Now there is no need to be doing. Taking on. There is time to rest, to hopefully relax into the newness.
It doesn’t last forever
At times, through a crisis, it can be helpful to give your best impression of a gerbil on a wheel. Never stopping. Never pausing. Because it is sometimes easier to be almost, but not quite, overwhelmed with busyness than to stop and take in what has happened.
When you are too close to something, all you can do is keep moving on, moving away from the fault line, moving towards the new settled ground.
But crises, by their very nature, cannot last.
Related: I’m learning new ways to manage my stress
And acknowledging hard work – whether it is work on yourself, or even the work of moving through the grief and the rest of it – looking it in the eye at times, does pay off.
The burden lifts. Slowly, you pull yourself, limb by limb, out of the swamp. Life feels lighter. Forward moving. Joy bubbles up unannounced.

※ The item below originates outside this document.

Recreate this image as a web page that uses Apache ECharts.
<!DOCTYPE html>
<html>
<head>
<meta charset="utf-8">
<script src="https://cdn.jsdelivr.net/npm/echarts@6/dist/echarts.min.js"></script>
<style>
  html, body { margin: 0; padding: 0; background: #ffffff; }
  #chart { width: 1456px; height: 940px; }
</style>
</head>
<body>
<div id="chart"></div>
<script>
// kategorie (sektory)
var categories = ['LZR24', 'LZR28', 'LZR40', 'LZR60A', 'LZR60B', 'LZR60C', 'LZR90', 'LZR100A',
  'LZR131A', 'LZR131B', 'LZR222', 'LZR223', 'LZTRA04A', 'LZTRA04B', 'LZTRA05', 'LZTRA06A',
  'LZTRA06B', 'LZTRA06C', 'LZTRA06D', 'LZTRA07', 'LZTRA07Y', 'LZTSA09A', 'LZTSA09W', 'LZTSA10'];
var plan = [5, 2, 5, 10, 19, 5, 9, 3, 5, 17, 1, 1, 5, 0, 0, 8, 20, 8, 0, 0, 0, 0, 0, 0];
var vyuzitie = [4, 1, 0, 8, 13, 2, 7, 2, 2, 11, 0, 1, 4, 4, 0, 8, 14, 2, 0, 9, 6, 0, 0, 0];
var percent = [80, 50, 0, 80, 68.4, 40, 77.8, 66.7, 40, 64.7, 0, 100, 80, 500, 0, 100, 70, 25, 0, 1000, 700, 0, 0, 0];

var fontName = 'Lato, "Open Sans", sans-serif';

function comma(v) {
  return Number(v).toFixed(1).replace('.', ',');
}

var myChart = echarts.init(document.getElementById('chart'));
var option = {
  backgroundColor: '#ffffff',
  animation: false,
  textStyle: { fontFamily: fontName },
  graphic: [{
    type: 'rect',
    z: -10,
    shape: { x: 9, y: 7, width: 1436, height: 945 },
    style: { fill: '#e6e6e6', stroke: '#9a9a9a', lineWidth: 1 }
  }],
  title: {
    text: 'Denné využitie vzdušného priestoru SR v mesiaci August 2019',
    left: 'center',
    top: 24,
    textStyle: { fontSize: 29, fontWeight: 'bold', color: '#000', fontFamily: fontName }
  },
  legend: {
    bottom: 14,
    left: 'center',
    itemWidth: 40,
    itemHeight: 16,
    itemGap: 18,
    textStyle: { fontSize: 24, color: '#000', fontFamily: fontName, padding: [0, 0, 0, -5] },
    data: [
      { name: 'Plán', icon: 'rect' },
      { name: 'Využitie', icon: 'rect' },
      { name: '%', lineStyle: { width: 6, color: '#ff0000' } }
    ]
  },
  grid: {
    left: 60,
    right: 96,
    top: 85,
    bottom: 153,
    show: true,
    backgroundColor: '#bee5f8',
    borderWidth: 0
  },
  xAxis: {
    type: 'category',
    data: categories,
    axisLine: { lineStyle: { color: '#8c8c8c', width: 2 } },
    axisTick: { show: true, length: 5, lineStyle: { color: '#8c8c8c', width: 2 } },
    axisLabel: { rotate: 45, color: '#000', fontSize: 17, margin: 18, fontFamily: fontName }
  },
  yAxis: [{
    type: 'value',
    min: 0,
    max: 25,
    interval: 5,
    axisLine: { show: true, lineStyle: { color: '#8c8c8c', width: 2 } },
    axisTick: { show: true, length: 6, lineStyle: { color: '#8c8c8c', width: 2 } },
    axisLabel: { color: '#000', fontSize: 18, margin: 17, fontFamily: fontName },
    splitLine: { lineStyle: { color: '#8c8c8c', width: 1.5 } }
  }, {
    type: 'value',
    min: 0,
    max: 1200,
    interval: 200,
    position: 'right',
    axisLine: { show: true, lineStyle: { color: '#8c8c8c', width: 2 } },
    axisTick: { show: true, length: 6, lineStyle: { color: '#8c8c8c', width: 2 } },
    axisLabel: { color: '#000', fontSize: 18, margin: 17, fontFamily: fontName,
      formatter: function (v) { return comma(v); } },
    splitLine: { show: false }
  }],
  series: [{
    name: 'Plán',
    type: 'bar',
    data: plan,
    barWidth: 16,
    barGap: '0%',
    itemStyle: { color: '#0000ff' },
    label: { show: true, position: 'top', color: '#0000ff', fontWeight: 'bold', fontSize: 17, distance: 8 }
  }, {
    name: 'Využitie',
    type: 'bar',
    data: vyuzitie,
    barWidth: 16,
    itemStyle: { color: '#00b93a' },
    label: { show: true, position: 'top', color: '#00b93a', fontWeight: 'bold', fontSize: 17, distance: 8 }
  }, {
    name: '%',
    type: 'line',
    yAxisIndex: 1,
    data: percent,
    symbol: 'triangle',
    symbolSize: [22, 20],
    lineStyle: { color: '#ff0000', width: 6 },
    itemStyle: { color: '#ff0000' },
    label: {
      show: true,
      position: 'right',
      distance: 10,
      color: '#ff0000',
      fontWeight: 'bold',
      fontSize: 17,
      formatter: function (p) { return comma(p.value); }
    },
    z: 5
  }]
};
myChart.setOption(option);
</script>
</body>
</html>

It is necessary to actively take oneself out of flight or flight mode, to clear the system of the adrenaline that once was necessary, but is not a permanent state within which to exist.
It is possible to get used to heightened stress levels being the norm. It’s also possible to not realise what a heightened level of stress you’re existing at.
When life begins to feel lighter, easier, why would you take on more? You could. You can cope, and more than that. But if you don’t have to shoulder extra, why would you?
Yes, you might be able, for all the goals, aims, targets, resolutions. But just because you are able, doesn’t mean you have to.
For now, it is time to sit back, and enjoy.